■ **WORK TO DO**
Reproduce each line bearing the word "recreates".

(Rows from a dataset of charts and code)
>>>>
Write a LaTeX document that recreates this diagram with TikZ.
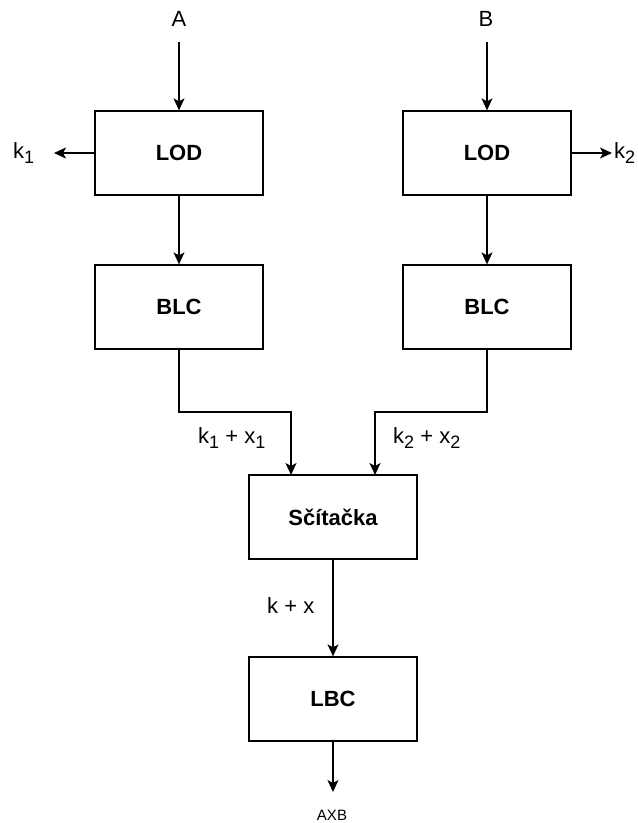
\documentclass[tikz,border=0pt]{standalone}
\usepackage{fontspec}
\setmainfont{Liberation Sans}
\usetikzlibrary{arrows.meta}
\newcommand\lowidx[1]{\raisebox{-5pt}{\fontsize{18}{18}\selectfont #1}}
\begin{document}
\begin{tikzpicture}[x=1pt,y=-1pt,
  block/.style={draw, line width=1.3pt, minimum width=168pt, minimum height=84pt,
    inner sep=0pt, font=\fontsize{22}{26}\selectfont\bfseries},
  lbl/.style={inner sep=0pt, font=\fontsize{22}{26}\selectfont},
  flow/.style={draw, line width=1.3pt, -{Stealth[length=12pt,width=11pt,inset=3pt]}}]
\useasboundingbox (0,0) rectangle (638,823);
% blocks
\node[block] (lod1) at (179,153) {LOD};
\node[block] (lod2) at (487,153) {LOD};
\node[block] (blc1) at (179,307) {BLC};
\node[block] (blc2) at (487,307) {BLC};
\node[block] (sum)  at (333,517) {Sčítačka};
\node[block] (lbc)  at (333,699) {LBC};
% inputs and outputs
\node[lbl, anchor=base] (a) at (179,26) {A};
\node[lbl, anchor=base] (b) at (486,26) {B};
\coordinate (ain) at (179,42);
\coordinate (bin) at (487,42);
\coordinate (k1end) at (54,153);
\coordinate (k2end) at (612,153);
\node[lbl, anchor=base west] (k1) at (13,158) {k\lowidx{1}};
\node[lbl, anchor=base west] (k2) at (614,158) {k\lowidx{2}};
\coordinate (outend) at (333,792);
\node[inner sep=0pt, anchor=base, font=\fontsize{15}{18}\selectfont] (axb) at (332,820) {AXB};
% connectors
\draw[flow] (ain) -- (lod1.north);
\draw[flow] (bin) -- (lod2.north);
\draw[flow] (lod1.west) -- (k1end);
\draw[flow] (lod2.east) -- (k2end);
\draw[flow] (lod1.south) -- (blc1.north);
\draw[flow] (lod2.south) -- (blc2.north);
\draw[flow] (blc1.south) -- (179,412) -- (291,412) -- (291,475);
\draw[flow] (blc2.south) -- (487,412) -- (375,412) -- (375,475);
\draw[flow] (sum.south) -- (lbc.north);
\draw[flow] (lbc.south) -- (outend);
% connector labels
\node[lbl, anchor=base west] (l1) at (198,443) {k\lowidx{1} + x\lowidx{1}};
\node[lbl, anchor=base west] (l2) at (393,443) {k\lowidx{2} + x\lowidx{2}};
\node[lbl, anchor=base west] (l3) at (267,613) {k + x};
\end{tikzpicture}
\end{document}
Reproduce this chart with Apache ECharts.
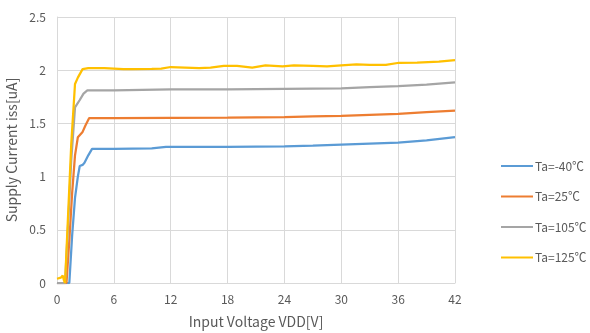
<!DOCTYPE html>
<html>
<head>
<meta charset="utf-8">
<script src="https://cdn.jsdelivr.net/npm/echarts@6/dist/echarts.min.js"></script>
<style>
html,body{margin:0;padding:0;background:#fff;}
#c{width:590px;height:333px;}
</style>
</head>
<body>
<div id="c"></div>
<script>
var seriesNames = ['Ta=-40℃', 'Ta=25℃', 'Ta=105℃', 'Ta=125℃'];
var xTicks = [0, 6, 12, 18, 24, 30, 36, 42];

var xBlue = [0, 1.3, 1.6, 1.9, 2.2, 2.4, 2.7, 2.9, 3.3, 3.7, 6, 10, 10.5, 11.5, 18, 24, 27, 30, 33, 36, 39, 42];
var blueVals = [0, 0, 0.45, 0.8, 1.0, 1.1, 1.11, 1.13, 1.2, 1.26, 1.26, 1.265, 1.27, 1.28, 1.28, 1.283, 1.29, 1.30, 1.31, 1.32, 1.34, 1.37];

var xOrange = [0, 1.0, 1.3, 1.6, 1.9, 2.2, 2.7, 3.0, 3.4, 6, 12, 18, 24, 27, 30, 33, 36, 39, 42];
var orangeVals = [0, 0, 0.4, 0.85, 1.2, 1.37, 1.42, 1.48, 1.55, 1.55, 1.553, 1.555, 1.56, 1.565, 1.57, 1.58, 1.59, 1.605, 1.62];

var xGrey = [0, 0.85, 1.2, 1.5, 1.9, 2.4, 2.8, 3.2, 6, 9, 12, 18, 24, 30, 33, 36, 39, 42];
var greyVals = [0, 0, 0.6, 1.15, 1.65, 1.72, 1.78, 1.81, 1.81, 1.815, 1.82, 1.82, 1.825, 1.83, 1.84, 1.85, 1.865, 1.885];

var xYellow = [0, 0.4, 0.6, 0.75, 0.85, 1.2, 1.5, 1.9, 2.2, 2.7, 3.3, 5, 6, 7, 8, 10, 11, 12, 13.5, 15, 16.2, 17.6, 19, 20.6, 22, 23.8, 25, 27, 28.5, 30, 31.6, 33, 34.7, 36.1, 38, 40.3, 42];
var yellowVals = [0.04, 0.05, 0.07, 0.02, 0, 0.7, 1.3, 1.87, 1.93, 2.01, 2.02, 2.02, 2.015, 2.01, 2.01, 2.012, 2.015, 2.03, 2.025, 2.02, 2.025, 2.04, 2.04, 2.025, 2.045, 2.035, 2.045, 2.04, 2.035, 2.045, 2.055, 2.05, 2.05, 2.07, 2.072, 2.08, 2.095];

function pairs(xs, ys) { return xs.map(function (x, i) { return [x, ys[i]]; }); }

var colors = ['#5b9bd5', '#ed7d31', '#a5a5a5', '#ffc000'];
var xsAll = [xBlue, xOrange, xGrey, xYellow];
var ysAll = [blueVals, orangeVals, greyVals, yellowVals];

var font = '"Noto Sans CJK SC", "Open Sans", sans-serif';
var chart = echarts.init(document.getElementById('c'), null, {renderer: 'canvas'});
chart.setOption({
  animation: false,
  color: colors,
  textStyle: {fontFamily: font},
  grid: {left: 57, right: 135, top: 17, bottom: 50, containLabel: false, outerBoundsMode: 'none'},
  legend: {
    orient: 'vertical',
    left: 496,
    top: 155,
    itemWidth: 32,
    itemHeight: 14,
    itemGap: 18.5,
    icon: 'path://M0,6 L32,6 L32,8 L0,8 Z',
    textStyle: {color: '#595959', fontSize: 12, fontFamily: font, padding: [0, 0, 0, -3]},
    data: seriesNames
  },
  xAxis: {
    type: 'value',
    min: 0, max: 42, interval: 6,
    name: 'Input Voltage VDD[V]',
    nameLocation: 'middle',
    nameGap: 32,
    nameTextStyle: {color: '#595959', fontSize: 14},
    axisLine: {show: true, lineStyle: {color: '#d9d9d9'}},
    axisTick: {show: false},
    axisLabel: {color: '#595959', fontSize: 12, margin: 10},
    splitLine: {show: true, lineStyle: {color: '#d9d9d9'}}
  },
  yAxis: {
    type: 'value',
    min: 0, max: 2.5, interval: 0.5,
    name: 'Supply Current iss[uA]',
    nameLocation: 'middle',
    nameGap: 32,
    nameTextStyle: {color: '#595959', fontSize: 14},
    axisLine: {show: true, lineStyle: {color: '#d9d9d9'}},
    axisTick: {show: false},
    axisLabel: {color: '#595959', fontSize: 12, margin: 11},
    splitLine: {show: true, lineStyle: {color: '#d9d9d9'}}
  },
  series: seriesNames.map(function (n, i) {
    return {
      name: n,
      type: 'line',
      data: pairs(xsAll[i], ysAll[i]),
      showSymbol: false,
      symbol: 'none',
      lineStyle: {width: 2.25, color: colors[i]},
      itemStyle: {color: colors[i]}
    };
  })
});
</script>
</body>
</html>
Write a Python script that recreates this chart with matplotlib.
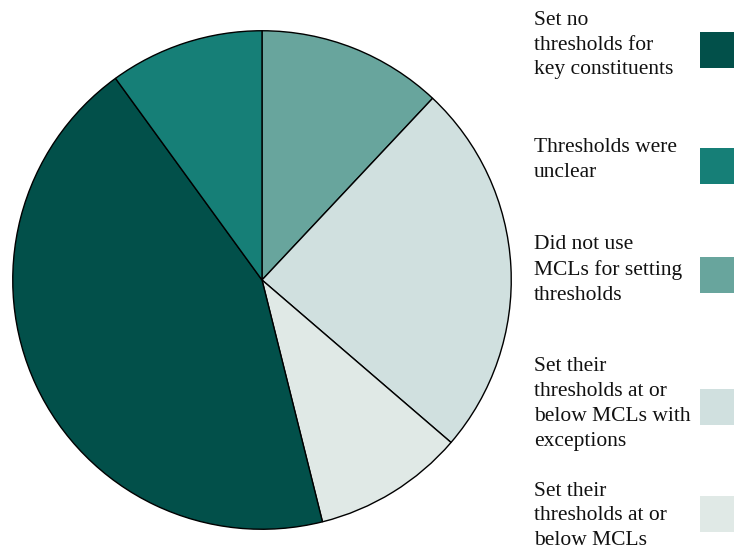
import matplotlib
matplotlib.use("Agg")
import matplotlib.pyplot as plt
from matplotlib.patches import Rectangle

# Pie slices, clockwise from 12 o'clock
pie_labels = ["Did not use\nMCLs for setting\nthresholds",
              "Set their\nthresholds at or\nbelow MCLs with\nexceptions",
              "Set their\nthresholds at or\nbelow MCLs",
              "Set no\nthresholds for\nkey constituents",
              "Thresholds were\nunclear"]
pie_values = [12, 24.3, 9.8, 43.9, 10]
pie_colors = ["#68a59d", "#d0e0df", "#e0e9e6", "#02504a", "#167f77"]

# Legend order (top to bottom)
legend_labels = ["Set no\nthresholds for\nkey constituents",
                 "Thresholds were\nunclear",
                 "Did not use\nMCLs for setting\nthresholds",
                 "Set their\nthresholds at or\nbelow MCLs with\nexceptions",
                 "Set their\nthresholds at or\nbelow MCLs"]
legend_colors = ["#02504a", "#167f77", "#68a59d", "#d0e0df", "#e0e9e6"]

W, H = 734, 550
fig = plt.figure(figsize=(W / 100, H / 100), dpi=100)
ax = fig.add_axes([12 / W, 1 - 530 / H, 500 / W, 500 / H])
ax.pie(pie_values, colors=pie_colors, startangle=90, counterclock=False,
       wedgeprops=dict(edgecolor="black", linewidth=1))
ax.set_xlim(-1.003, 1.003)
ax.set_ylim(-1.003, 1.003)
ax.set_aspect("equal")

# Legend: text blocks and swatches (pixel centers)
text_centers = [45, 160, 270, 404, 516]
swatch_centers = [50, 166, 275, 407, 514]
for lab, col, tc, sc in zip(legend_labels, legend_colors, text_centers, swatch_centers):
    fig.text(534 / W, 1 - tc / H, lab, ha="left", va="center",
             fontsize=15.5, family=["Liberation Serif", "DejaVu Serif"],
             color="#111111", linespacing=1.42)
    fig.patches.append(Rectangle((700 / W, 1 - (sc + 18) / H), 40 / W, 36 / H,
                                 transform=fig.transFigure, facecolor=col,
                                 edgecolor="none"))

fig.savefig("out.png", dpi=100)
<<<<
■ **PROBLEM SOLUTION**
Write a LaTeX document that recreates this diagram with TikZ.
Write a Python script that recreates this chart with matplotlib.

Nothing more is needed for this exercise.